Dark Souls 3 ending spoilers below

I finished DS3 on Saturday. 2 moments really stand out. I picked the end of fire ending. The whole game leads up to you linking the fire, but if you find a item you can tell the Firekeeper that instead you’re going to walk away. You’re going to betray her, and the world. She is invested in you and so she agrees. But you’ve hurt her. And then the music in Firelink Shrine changes and it felt like my heart had broken. It’s so well done. The last boss is also amazing. The music change in the second phase got me killed because I was so in awe of it. It destroys my stamina bar, but I always run down to meet them as they run up because it’s more epic that way. It’s fun, it’s so hard but it’s the best kind of boss, it’s like a final exam where you fight every style. The scenery. The fucking eclipse.
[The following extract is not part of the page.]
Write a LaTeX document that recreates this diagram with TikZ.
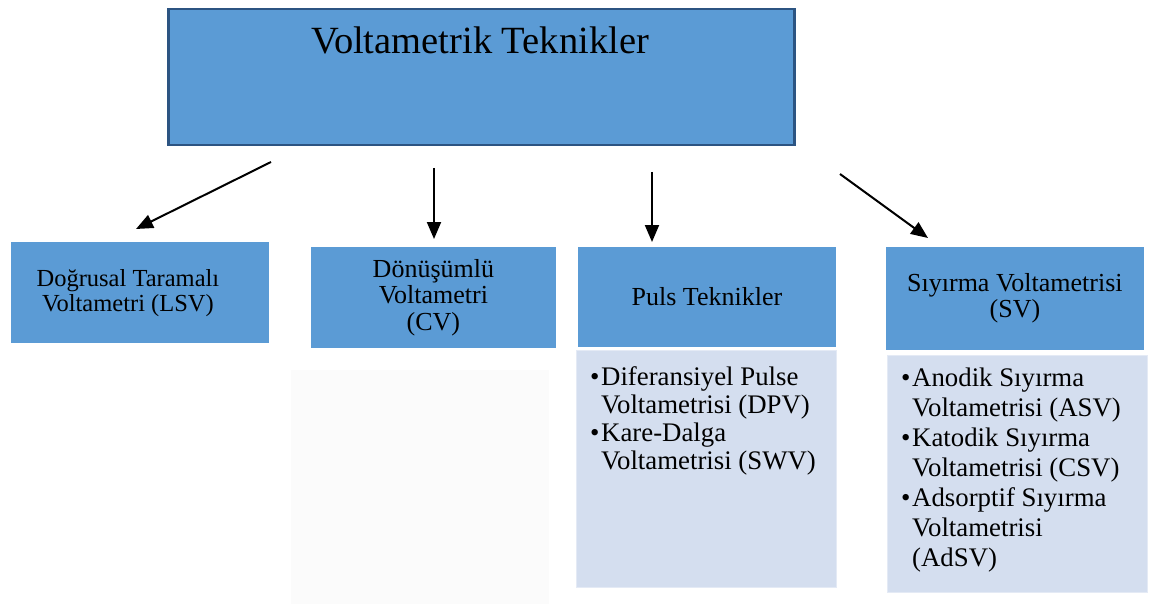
\documentclass[tikz,border=0pt]{standalone}
\usepackage{fontspec}
\setmainfont{Liberation Serif}
\usetikzlibrary{arrows.meta}
\definecolor{mblue}{RGB}{91,155,213}
\definecolor{dblue}{RGB}{44,84,130}
\definecolor{lblue}{RGB}{212,222,239}
\definecolor{lbord}{RGB}{228,234,245}
\definecolor{ghost}{RGB}{251,251,251}
\newcommand{\bl}{\makebox[11pt][l]{•}}
\begin{document}
\begin{tikzpicture}[x=1pt,y=-1pt,
  topbox/.style={fill=mblue, draw=dblue, line width=2.5pt, inner sep=0pt, anchor=north west},
  midbox/.style={fill=mblue, draw=white, line width=0.8pt, inner sep=0pt, anchor=north west,
    align=center, font=\fontsize{26}{26.5}\selectfont},
  cbox/.style={fill=lblue, draw=lbord, line width=1.2pt, inner sep=0pt, anchor=north west},
  gbox/.style={fill=ghost, draw=none, inner sep=0pt, anchor=north west},
  ctext/.style={anchor=base west, inner sep=0pt, align=left},
  arr/.style={line width=2pt, -{Triangle[length=17pt,width=14pt]}}
]
\useasboundingbox (0,0) rectangle (1156,604);

% top
\node[topbox, minimum width=626pt, minimum height=136pt] (top) at (167,8) {};
\node[anchor=base, inner sep=0pt, font=\fontsize{38.5}{40}\selectfont] (title) at (480,54) {Voltametrik Teknikler};

% second row
\node[midbox, minimum width=259pt, minimum height=102pt] (lsv) at (10,241) {};
\node[align=center, inner sep=0pt, font=\fontsize{24.5}{25}\selectfont] (lsvt) at ([xshift=-12pt,yshift=-1pt]lsv.center) {Doğrusal Taramalı\\Voltametri (LSV)};
\node[midbox, minimum width=246pt, minimum height=102pt] (cv) at (310,246) {Dönüşümlü\\Voltametri\\(CV)};
\node[midbox, minimum width=259pt, minimum height=101pt] (puls) at (577,246) {Puls Teknikler};
\node[midbox, minimum width=259pt, minimum height=104pt] (sv) at (885,246) {Sıyırma Voltametrisi\\(SV)};

% content boxes
\node[gbox, minimum width=258pt, minimum height=234pt] (cvc) at (291,370) {};
\node[cbox, minimum width=260pt, minimum height=237pt] (pulsc) at (576,350) {};
\node[cbox, minimum width=260pt, minimum height=237pt] (svc) at (887,355) {};

\node[ctext, font=\fontsize{26.8}{28}\selectfont] (pulst) at (590,385) {%
\begin{tabular}[t]{@{}l@{}l@{}}
\bl&Diferansiyel Pulse\\
 &Voltametrisi (DPV)\\
\bl&Kare-Dalga\\
 &Voltametrisi (SWV)
\end{tabular}};

\node[ctext, font=\fontsize{26.8}{30}\selectfont] (svt) at (901,386) {%
\begin{tabular}[t]{@{}l@{}l@{}}
\bl&Anodik Sıyırma\\
 &Voltametrisi (ASV)\\
\bl&Katodik Sıyırma\\
 &Voltametrisi (CSV)\\
\bl&Adsorptif Sıyırma\\
 &Voltametrisi\\
 &(AdSV)
\end{tabular}};

% arrows
\coordinate (a1s) at (271,162); \coordinate (a1e) at (136,229);
\coordinate (a2s) at (434,168); \coordinate (a2e) at (434,239);
\coordinate (a3s) at (652,172); \coordinate (a3e) at (652,242);
\coordinate (a4s) at (840,174); \coordinate (a4e) at (928,238);
\draw[arr] (a1s) -- (a1e);
\draw[arr] (a2s) -- (a2e);
\draw[arr] (a3s) -- (a3e);
\draw[arr] (a4s) -- (a4e);
\end{tikzpicture}
\end{document}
Final thoughts then. The last few months in the real world have been hard. The rise of the right, the crumbling of tolerance. I am scared for the future. In this space, it feels odd to play a series of games also about the slow burn end of the world. I have nightmares about the future, and I have nightmares about Dark Souls. In the end though, I think I have found comfort in an apocalypse where I have agency. I ended the world. It was my choice. In some ways though it’s still a world that can’t be saved and like real life maybe my actions matter little. I feel an emptiness in my heart, but for a while I could fill it with dragons and sunsets.